The IMS 3 includes a core network 3a, which operates over the middle, Control Layer 4 and the Connectivity Layer 1, and a Service Network 3b. The IMS core network 3a includes nodes that send/receive signals to/from the GPRS network via the GGSN 2a at the Connectivity Layer 1 and network nodes that include Call/Session Control Functions (CSCFs) 5, which operate as SIP proxies within the IMS in the middle, Control Layer 4. The 3GPP architecture defines three types of CSCFs: the Proxy CSCF (P-CSCF) which is the first point of contact within the IMS for a SIP terminal; the Serving CSCF (S-CSCF) which provides services to the user that the user is subscribed to; and the Interrogating CSCF (I-CSCF) whose role is to identify the correct S-CSCF and to forward to that S-CSCF a request received from a SIP terminal via a P-CSCF. The top, Application Layer 6 includes the IMS service network 3b. Application Servers (ASs) 7 are provided for implementing IMS service functionality.
A SIP proxy, such as a CSCF, is defined in RFC 3261 as an intermediary entity that acts as both a server and a client for the purpose of making requests on behalf of other clients. A proxy server primarily plays the role of routing, which means its job is to ensure that a request is sent to another entity “closer” to the targeted user. Proxies are also useful for enforcing policy (for example, making sure a user is allowed to make a call). A proxy interprets, and, if necessary, rewrites specific parts of a request message before forwarding it.”
RFC 3261 describes an OPTIONS method that can be used to query the capabilities of another party such as another user device or a proxy server. This allows a SIP client to discover information about the supported capabilities, methods, content types, extensions, codecs etc. of the other party. This can be done without “ringing” the other party. The response, containing details of the supported capabilities, is returned in a SIP 200 OK message.
It is becoming more common for a user to have access to a network using one (or more) of a variety of devices.
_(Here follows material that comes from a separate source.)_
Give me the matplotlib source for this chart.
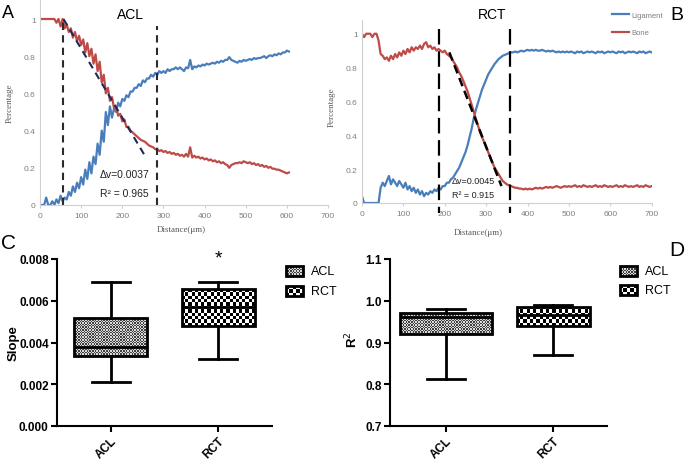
import numpy as np
import matplotlib
matplotlib.use("Agg")
import matplotlib.pyplot as plt
from matplotlib.patches import Rectangle

plt.rcParams['font.family'] = ['Liberation Sans', 'DejaVu Sans']

# ---------------- panels A / B : tissue profiles, one sample every 5 um ----------------
step = 5
acl_ligament = [
    0.00, 0.00, 0.00, 0.04, 0.00, 0.00, 0.02, 0.00, 0.03, 0.01,
    0.05, 0.02, 0.04, 0.03, 0.07, 0.05, 0.10, 0.07, 0.12, 0.09,
    0.15, 0.11, 0.19, 0.14, 0.23, 0.17, 0.26, 0.22, 0.33, 0.27,
    0.40, 0.34, 0.50, 0.43, 0.53, 0.47, 0.52, 0.50, 0.55, 0.53,
    0.57, 0.56, 0.59, 0.58, 0.61, 0.61, 0.63, 0.63, 0.65, 0.64,
    0.67, 0.66, 0.68, 0.68, 0.70, 0.69, 0.71, 0.70, 0.72, 0.71,
    0.72, 0.71, 0.73, 0.72, 0.73, 0.73, 0.74, 0.73, 0.74, 0.73,
    0.72, 0.74, 0.735, 0.78, 0.73, 0.745, 0.74, 0.75, 0.745, 0.755,
    0.75, 0.76, 0.755, 0.76, 0.765, 0.76, 0.77, 0.765, 0.775, 0.77,
    0.78, 0.78, 0.795, 0.78, 0.775, 0.77, 0.765, 0.775, 0.77, 0.78,
    0.775, 0.78, 0.785, 0.78, 0.79, 0.785, 0.79, 0.79, 0.795, 0.80,
    0.79, 0.80, 0.805, 0.80, 0.81, 0.805, 0.815, 0.81, 0.82, 0.82,
    0.83, 0.825]
acl_bone = [
    1.00, 1.00, 1.00, 1.00, 1.00, 1.00, 1.00, 1.00, 0.98, 1.00,
    0.96, 1.00, 0.95, 0.97, 0.93, 0.95, 0.90, 0.93, 0.88, 0.91,
    0.86, 0.89, 0.82, 0.87, 0.80, 0.84, 0.76, 0.81, 0.72, 0.77,
    0.66, 0.70, 0.60, 0.63, 0.56, 0.58, 0.52, 0.53, 0.48, 0.49,
    0.45, 0.46, 0.42, 0.42, 0.40, 0.39, 0.38, 0.37, 0.36, 0.35,
    0.345, 0.34, 0.33, 0.32, 0.315, 0.31, 0.30, 0.30, 0.29, 0.295,
    0.285, 0.29, 0.28, 0.285, 0.275, 0.28, 0.27, 0.275, 0.265, 0.27,
    0.26, 0.275, 0.26, 0.31, 0.255, 0.265, 0.255, 0.26, 0.25, 0.255,
    0.245, 0.25, 0.24, 0.245, 0.235, 0.24, 0.23, 0.235, 0.225, 0.23,
    0.22, 0.215, 0.20, 0.215, 0.22, 0.225, 0.225, 0.23, 0.225, 0.235,
    0.23, 0.225, 0.23, 0.22, 0.225, 0.215, 0.22, 0.21, 0.215, 0.205,
    0.21, 0.20, 0.205, 0.195, 0.195, 0.19, 0.19, 0.185, 0.18, 0.175,
    0.17, 0.175]
rct_ligament = [
    0.04, 0.00, 0.00, 0.00, 0.00, 0.00, 0.00, 0.00, 0.00, 0.09,
    0.12, 0.10, 0.13, 0.16, 0.11, 0.14, 0.12, 0.10, 0.13, 0.11,
    0.09, 0.12, 0.08, 0.10, 0.07, 0.09, 0.06, 0.08, 0.05, 0.07,
    0.04, 0.06, 0.05, 0.07, 0.06, 0.08, 0.07, 0.09, 0.08, 0.10,
    0.10, 0.12, 0.12, 0.14, 0.15, 0.17, 0.19, 0.21, 0.24, 0.27,
    0.30, 0.34, 0.39, 0.44, 0.50, 0.55, 0.59, 0.63, 0.67, 0.70,
    0.73, 0.76, 0.78, 0.80, 0.82, 0.835, 0.85, 0.86, 0.87, 0.875,
    0.88, 0.885, 0.89, 0.89, 0.895, 0.89, 0.895, 0.90, 0.895, 0.90,
    0.905, 0.90, 0.905, 0.90, 0.905, 0.90, 0.90, 0.905, 0.90, 0.895,
    0.90, 0.895, 0.90, 0.895, 0.89, 0.895, 0.89, 0.895, 0.89, 0.895,
    0.89, 0.895, 0.89, 0.885, 0.895, 0.89, 0.895, 0.885, 0.89, 0.895,
    0.89, 0.895, 0.89, 0.885, 0.895, 0.89, 0.895, 0.885, 0.89, 0.895,
    0.89, 0.895, 0.89, 0.885, 0.895, 0.89, 0.895, 0.885, 0.89, 0.895,
    0.89, 0.895, 0.89, 0.885, 0.895, 0.89, 0.895, 0.885, 0.89, 0.895,
    0.89]
rct_bone = [
    1.00, 0.98, 1.00, 1.00, 1.00, 0.98, 1.00, 1.00, 0.96, 0.88,
    0.87, 0.85, 0.86, 0.84, 0.87, 0.85, 0.88, 0.86, 0.89, 0.87,
    0.90, 0.88, 0.91, 0.89, 0.92, 0.90, 0.92, 0.91, 0.93, 0.91,
    0.94, 0.95, 0.92, 0.93, 0.91, 0.92, 0.90, 0.91, 0.90, 0.89,
    0.90, 0.88, 0.87, 0.86, 0.84, 0.82, 0.80, 0.77, 0.75, 0.72,
    0.69, 0.66, 0.62, 0.58, 0.54, 0.50, 0.46, 0.42, 0.39, 0.36,
    0.33, 0.30, 0.27, 0.24, 0.21, 0.19, 0.17, 0.15, 0.13, 0.12,
    0.11, 0.105, 0.10, 0.095, 0.09, 0.09, 0.085, 0.085, 0.08, 0.085,
    0.08, 0.085, 0.08, 0.085, 0.09, 0.085, 0.09, 0.085, 0.09, 0.095,
    0.09, 0.095, 0.09, 0.095, 0.10, 0.095, 0.09, 0.095, 0.10, 0.095,
    0.10, 0.095, 0.10, 0.105, 0.095, 0.10, 0.095, 0.105, 0.10, 0.095,
    0.10, 0.095, 0.10, 0.105, 0.095, 0.10, 0.095, 0.105, 0.10, 0.095,
    0.10, 0.095, 0.10, 0.105, 0.095, 0.10, 0.095, 0.105, 0.10, 0.095,
    0.10, 0.095, 0.10, 0.105, 0.095, 0.10, 0.095, 0.105, 0.10, 0.095,
    0.10]

acl_fit_x = [57, 259]
acl_fit_y = [1.0, 0.25]
acl_zone = [57, 285]
rct_fit_x = [211, 337]
rct_fit_y = [0.89, 0.10]
rct_zone = [187, 357]

dist_ticks = [0, 100, 200, 300, 400, 500, 600, 700]
dist_labels = ['0', '100', '200', '300', '400', '500', '600', '700']
pct_ticks = [0, 0.2, 0.4, 0.6, 0.8, 1.0]
pct_labels = ['0', '0.2', '0.4', '0.6', '0.8', '1']

# ---------------- panels C / D : box summaries ----------------
groups = ['ACL', 'RCT']
slope_low = [0.0021, 0.0032]
slope_q1 = [0.00336, 0.0048]
slope_med = [0.0038, 0.0057]
slope_q3 = [0.00515, 0.00656]
slope_high = [0.0069, 0.0069]
r2_low = [0.812, 0.87]
r2_q1 = [0.921, 0.94]
r2_med = [0.962, 0.966]
r2_q3 = [0.970, 0.986]
r2_high = [0.98, 0.99]

BLUE = '#4a7ebb'
RED = '#be4b48'
GREY = '#7f7f7f'
W, H = 685, 464

fig = plt.figure(figsize=(6.85, 4.64), dpi=100)


def px_axes(left, top, right, bottom):
    return fig.add_axes([left / W, 1 - bottom / H, (right - left) / W, (bottom - top) / H])


def profile(ax, lig, bone, ytop):
    ax.plot(np.arange(len(lig)) * step, lig, color=BLUE, lw=1.6, label='Ligament')
    ax.plot(np.arange(len(bone)) * step, bone, color=RED, lw=1.6, label='Bone')
    ax.set_xlim(0, 700)
    ax.set_ylim(0, ytop)
    ax.set_xticks(dist_ticks, dist_labels)
    ax.set_yticks(pct_ticks, pct_labels)
    ax.tick_params(labelsize=6, colors=GREY, length=0, pad=3)
    ax.tick_params(axis='x', length=2, color='#d0d0d0')
    for s in ['top', 'right']:
        ax.spines[s].set_visible(False)
    for s in ['left', 'bottom']:
        ax.spines[s].set_color('#d0d0d0')
        ax.spines[s].set_linewidth(0.8)
    ax.set_xlabel('Distance(μm)', family='Liberation Serif', fontsize=6.5, color='#595959')
    ax.set_ylabel('Percentage', family='Liberation Serif', fontsize=6.5, color='#595959')


# ---- A ----
axA = px_axes(40, 1.4, 328, 206)
profile(axA, acl_ligament, acl_bone, 1.1)
axA.plot(acl_fit_x, acl_fit_y, color='#1f2a55', lw=1.5, dashes=(3.5, 2.5))
for xv in acl_zone:
    axA.plot([xv, xv], [0, 1.0 if xv == acl_zone[0] else 0.96], color='#2b2b2b', lw=1.5,
             dashes=(3.5, 2.5), clip_on=False)
axA.text(146, 0.165, 'Δv=0.0037', fontsize=7.5, color='#222222', va='center')
axA.text(146, 0.065, 'R² = 0.965', fontsize=7.5, color='#222222', va='center')
axA.xaxis.set_label_coords(0.49, -0.1)
axA.yaxis.set_label_coords(-0.09, 0.5)

# ---- B ----
axB = px_axes(362, 21.2, 651.7, 204)
profile(axB, rct_ligament, rct_bone, 1.08)
axB.plot(rct_fit_x, rct_fit_y, color='black', lw=1.8, dashes=(3.5, 2))
for xv in rct_zone:
    axB.plot([xv, xv], [1.03, -0.06], color='black', lw=1.6, dashes=(7, 3), clip_on=False)
axB.text(217, 0.13, 'Δv=0.0045', fontsize=6.5, color='#222222', va='center')
axB.text(217, 0.05, 'R² = 0.915', fontsize=6.5, color='#222222', va='center')
axB.xaxis.set_label_coords(0.40, -0.135)
axB.yaxis.set_label_coords(-0.09, 0.53)
leg = fig.legend(handles=axB.get_lines()[:2], loc='upper left',
                 bbox_to_anchor=(608 / W, 1 - 9 / H), frameon=False, fontsize=5.5,
                 handlelength=2.2, handletextpad=0.3, labelspacing=1.3, borderpad=0)
for t in leg.get_texts():
    t.set_color(GREY)

fig.text(130 / W, 1 - 15 / H, 'ACL', fontsize=10, ha='center', va='center')
fig.text(492 / W, 1 - 15 / H, 'RCT', fontsize=10, ha='center', va='center')


# ---------------- box plots ----------------
def texture(ax, bbox, cell, lo, hi, clip, z=1.5):
    # checker fill drawn under the box outline and clipped to it
    p0 = ax.transData.transform((bbox.x0, bbox.y0))
    p1 = ax.transData.transform((bbox.x1, bbox.y1))
    nx = max(1, int(round(abs(p1[0] - p0[0]) / cell)))
    ny = max(1, int(round(abs(p1[1] - p0[1]) / cell)))
    grid = np.add.outer(np.arange(ny), np.arange(nx)) % 2 * (hi - lo) + lo
    im = ax.imshow(grid, cmap='gray', vmin=0, vmax=1, aspect='auto', interpolation='nearest',
                   extent=(bbox.x0, bbox.x1, bbox.y0, bbox.y1), zorder=z)
    im.set_clip_path(clip)


styles = [(1.4, 0.25, 0.85), (3.2, 0.0, 1.0)]


def boxes(ax, low, q1, med, q3, high, widths, capw, xlim, ylim, ticks, fmt, ylabel):
    stats = [dict(whislo=low[i], q1=q1[i], med=med[i], q3=q3[i], whishi=high[i], label=groups[i])
             for i in range(len(groups))]
    lw = 2
    art = ax.bxp(stats, positions=[1, 2], widths=widths, capwidths=capw, patch_artist=True,
                 showfliers=False, manage_ticks=False,
                 boxprops=dict(facecolor='none', edgecolor='black', linewidth=lw),
                 medianprops=dict(color='black', linewidth=lw),
                 whiskerprops=dict(color='black', linewidth=lw),
                 capprops=dict(color='black', linewidth=lw))
    ax.set_xlim(*xlim)
    ax.set_ylim(*ylim)
    for patch, st in zip(art['boxes'], styles):
        patch.set_zorder(3)
        texture(ax, patch.get_path().get_extents(), *st, clip=patch)
    ax.set_xlim(*xlim)
    ax.set_ylim(*ylim)
    ax.set_xticks([1, 2], groups, rotation=45, ha='right', rotation_mode='anchor')
    ax.set_yticks(ticks, [fmt % t for t in ticks])
    ax.tick_params(labelsize=8.5, width=1.5, length=4, direction='out', pad=2)
    for t in ax.get_xticklabels() + ax.get_yticklabels():
        t.set_fontweight('bold')
    for s in ['top', 'right']:
        ax.spines[s].set_visible(False)
    for s in ['left', 'bottom']:
        ax.spines[s].set_linewidth(1.5)
    ax.set_ylabel(ylabel, fontsize=9.5, fontweight='bold')


def legend_boxes(ax, x_px, y_px):
    inv = ax.transData.inverted()
    for yp, name, st in zip(y_px, groups, styles):
        d0 = inv.transform((x_px, H - yp - 5))
        d1 = inv.transform((x_px + 17, H - yp + 5))
        rect = Rectangle(d0, d1[0] - d0[0], d1[1] - d0[1], facecolor='none', edgecolor='black',
                         lw=2, clip_on=False, zorder=5)
        ax.add_patch(rect)
        texture(ax, rect.get_bbox(), *st, clip=rect, z=4)
        t = inv.transform((x_px + 25, H - yp))
        ax.text(t[0], t[1], name, fontsize=9, va='center', ha='left')


axC = px_axes(57, 260, 272, 427)
boxes(axC, slope_low, slope_q1, slope_med, slope_q3, slope_high, [0.675, 0.675], [0.35, 0.35],
      (0.5, 2.5), (0, 0.008), [0, 0.002, 0.004, 0.006, 0.008], '%.3f', 'Slope')
axC.yaxis.set_label_coords(-0.175, 0.5)
axC.text(2, 0.00765, '*', fontsize=14, ha='center', va='bottom')
legend_boxes(axC, 286, [272, 292])
axC.set_xlim(0.5, 2.5)
axC.set_ylim(0, 0.008)

axD = px_axes(390, 260, 607, 427)
boxes(axD, r2_low, r2_q1, r2_med, r2_q3, r2_high, [0.86, 0.68], [0.36, 0.35],
      (0.48, 2.5), (0.7, 1.1), [0.7, 0.8, 0.9, 1.0, 1.1], '%.1f', 'R$^2$')
axD.yaxis.set_label_coords(-0.135, 0.52)
legend_boxes(axD, 620, [272, 291])
axD.set_xlim(0.48, 2.5)
axD.set_ylim(0.7, 1.1)

for letter, x, y, fs in [('A', 8, 14, 13), ('B', 677, 15, 14), ('C', 9, 244, 15), ('D', 677, 251, 15)]:
    fig.text(x / W, 1 - y / H, letter, fontsize=fs, ha='center', va='center')

fig.savefig('out.png', dpi=100)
For example, Bob might connect to an IMS network (or other network that uses SIP) using any of a mobile device, a personal computer, a fixed line telephone and a set top box. When Alice wishes to ‘ping’ Bob to ascertain his device capabilities, by sending a SIP OPTIONS message, the SIP OPTIONS is sent to each of Bob's devices. When Alice receives a SIP 200 OK message from the device that is quickest to respond, the capabilities contained in the SIP 200 OK message are the capabilities that Alice registers. Subsequent SIP 200 OK messages that are received from Bob's other devices are discarded.
A problem with the signalling described above is that the response to the querying party (Alice) only reflects the capabilities of the device that is fastest to respond. The capabilities of Bob's other devices will not be known to Alice, as the subsequently received SIP 200 OK responses are discarded. Alice therefore does not have a complete knowledge of the capabilities of Bob's various devices. If, for example, Bob owns an audio device and a messaging device, and the audio-device is the fastest to respond to the SIP OPTIONS message, Alice's device will believe that Bob's device is capable of audio only, when in fact Bob also has a registered device that is capable of messaging. Alice might therefore choose not send Bob a messaging communication.